Exercise goal:
Extract word for word the lines of the listing from its start to the line holding "stars_y = [5.55, 5.49, 5.49, 5.49, 5.49]", both ends kept; pictures are not part of the copy.

..........

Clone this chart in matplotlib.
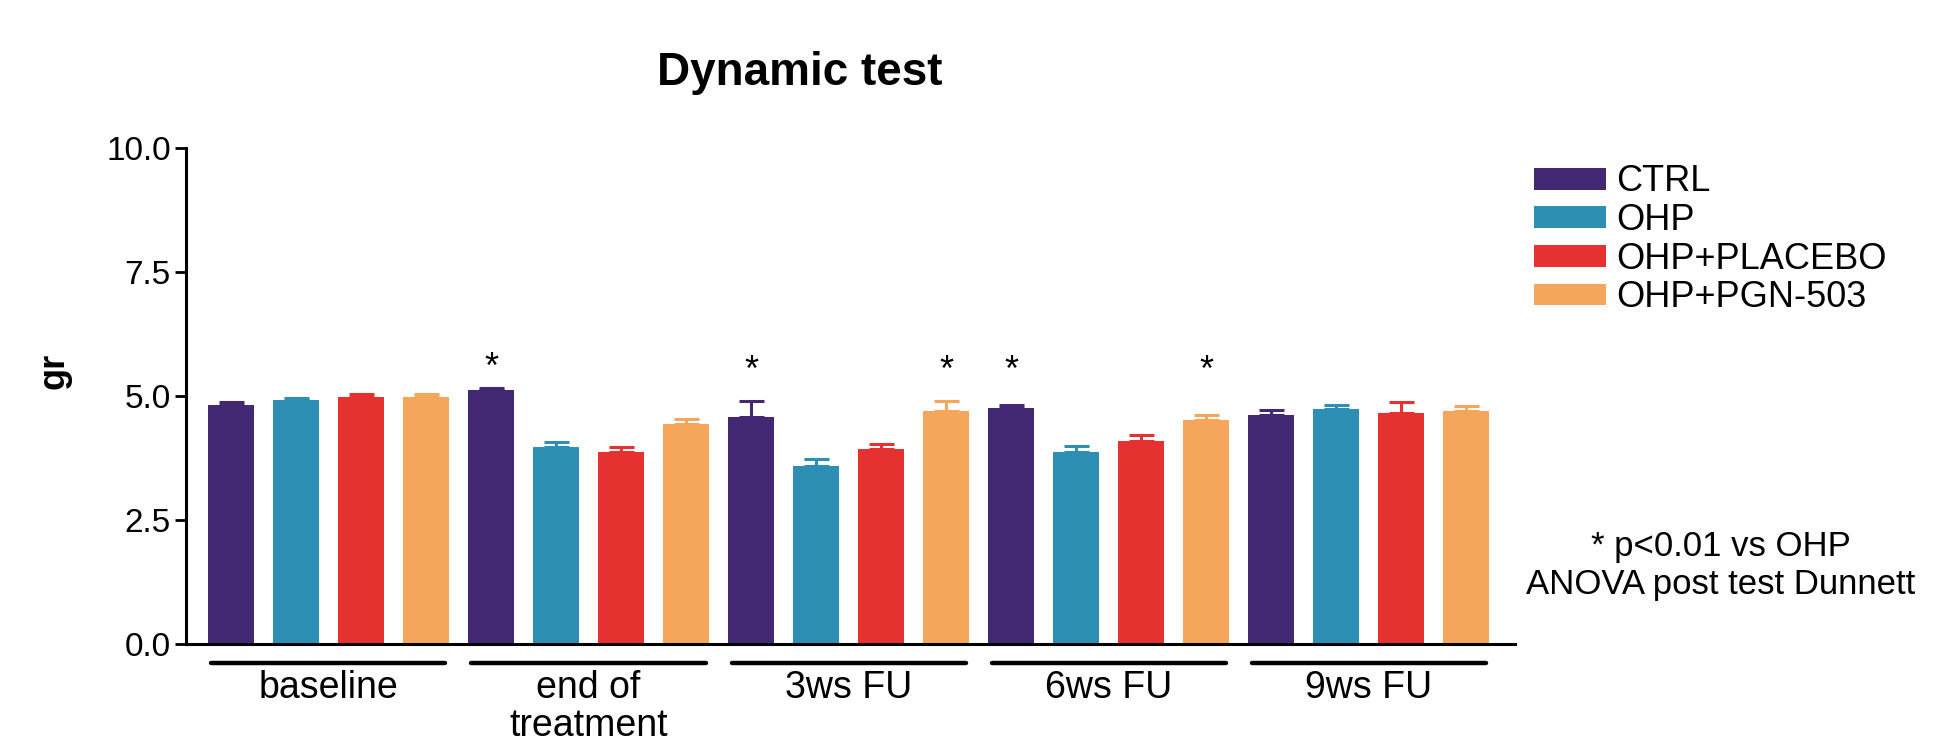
import numpy as np
import matplotlib
matplotlib.use("Agg")
import matplotlib.pyplot as plt
import matplotlib.transforms as mtransforms

plt.rcParams['font.family'] = ['Liberation Sans', 'DejaVu Sans']

# data
timepoints = ['baseline', 'end of\ntreatment', '3ws FU', '6ws FU', '9ws FU']
groups = ['CTRL', 'OHP', 'OHP+PLACEBO', 'OHP+PGN-503']
colors = ['#432874', '#2d8fb3', '#e5312f', '#f6a65a']

means = {
    'CTRL':        [4.81, 5.11, 4.57, 4.75, 4.61],
    'OHP':         [4.91, 3.96, 3.58, 3.87, 4.73],
    'OHP+PLACEBO': [4.97, 3.87, 3.93, 4.09, 4.65],
    'OHP+PGN-503': [4.97, 4.42, 4.69, 4.50, 4.69],
}
sems = {
    'CTRL':        [0.06, 0.05, 0.32, 0.06, 0.10],
    'OHP':         [0.05, 0.11, 0.14, 0.12, 0.08],
    'OHP+PLACEBO': [0.06, 0.10, 0.10, 0.12, 0.22],
    'OHP+PGN-503': [0.07, 0.10, 0.21, 0.11, 0.10],
}

# significance marks: (timepoint index, group index, height)
stars_tp = [1, 2, 2, 3, 3]
stars_grp = [0, 0, 3, 0, 3]
stars_y = [5.55, 5.49, 5.49, 5.49, 5.49]

fig = plt.figure(figsize=(19.6, 7.47), dpi=100)
ax = fig.add_axes([0.0949, 0.1382, 0.6781, 0.6643])

ng = len(groups)
width = 0.71
handles = []
for j, g in enumerate(groups):
    x = np.arange(len(timepoints)) * ng + j
    b = ax.bar(x, means[g], width, color=colors[j], label=g, zorder=2)
    ax.errorbar(x, means[g], yerr=[np.zeros(len(x)), sems[g]], fmt='none',
                ecolor=colors[j], elinewidth=2.2, capsize=9, capthick=2.2, zorder=1)
    handles.append(b)

for t, gi, yv in zip(stars_tp, stars_grp, stars_y):
    ax.text(t * ng + gi, yv, '*', ha='center', va='center', fontsize=26)

ax.set_xlim(-0.69, 19.75)
ax.set_ylim(0, 10)
ax.set_yticks([0, 2.5, 5, 7.5, 10])
ax.set_yticklabels(['0.0', '2.5', '5.0', '7.5', '10.0'])
ax.set_xticks([])
for s in ['top', 'right']:
    ax.spines[s].set_visible(False)
for s in ['left', 'bottom']:
    ax.spines[s].set_linewidth(2.2)
ax.tick_params(axis='y', labelsize=24, length=8, width=2, direction='out', pad=3)

ax.set_ylabel('gr', fontsize=26, fontweight='bold')
ax.yaxis.set_label_coords(-0.086, 0.55)

# group underlines and labels below the axis
trans = mtransforms.blended_transform_factory(ax.transData, ax.transAxes)
for i, tp in enumerate(timepoints):
    c = i * ng + 1.5
    ax.plot([c - 1.8, c + 1.8], [-0.038, -0.038], color='black', lw=3.2,
            solid_capstyle='round', transform=trans, clip_on=False)
    ax.text(c, -0.052, tp, transform=trans, ha='center', va='top',
            fontsize=27, linespacing=1.1)

fig.text(0.408, 0.902, 'Dynamic test', ha='center', va='center',
         fontsize=33, fontweight='bold')

leg = ax.legend(handles=handles, labels=groups, loc='upper left',
                bbox_to_anchor=(1.003, 0.995), frameon=False, fontsize=26,
                handlelength=2.0, handleheight=0.55, handletextpad=0.3,
                labelspacing=0.1, borderaxespad=0)

fig.text(0.878, 0.243, '* p<0.01 vs OHP\nANOVA post test Dunnett',
         ha='center', va='center', fontsize=25, linespacing=1.2)

fig.savefig('out.png', dpi=100)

..........

Answer in full:
Clone this chart in matplotlib.
import numpy as np
import matplotlib
matplotlib.use("Agg")
import matplotlib.pyplot as plt
import matplotlib.transforms as mtransforms

plt.rcParams['font.family'] = ['Liberation Sans', 'DejaVu Sans']

# data
timepoints = ['baseline', 'end of\ntreatment', '3ws FU', '6ws FU', '9ws FU']
groups = ['CTRL', 'OHP', 'OHP+PLACEBO', 'OHP+PGN-503']
colors = ['#432874', '#2d8fb3', '#e5312f', '#f6a65a']

means = {
    'CTRL':        [4.81, 5.11, 4.57, 4.75, 4.61],
    'OHP':         [4.91, 3.96, 3.58, 3.87, 4.73],
    'OHP+PLACEBO': [4.97, 3.87, 3.93, 4.09, 4.65],
    'OHP+PGN-503': [4.97, 4.42, 4.69, 4.50, 4.69],
}
sems = {
    'CTRL':        [0.06, 0.05, 0.32, 0.06, 0.10],
    'OHP':         [0.05, 0.11, 0.14, 0.12, 0.08],
    'OHP+PLACEBO': [0.06, 0.10, 0.10, 0.12, 0.22],
    'OHP+PGN-503': [0.07, 0.10, 0.21, 0.11, 0.10],
}

# significance marks: (timepoint index, group index, height)
stars_tp = [1, 2, 2, 3, 3]
stars_grp = [0, 0, 3, 0, 3]
stars_y = [5.55, 5.49, 5.49, 5.49, 5.49]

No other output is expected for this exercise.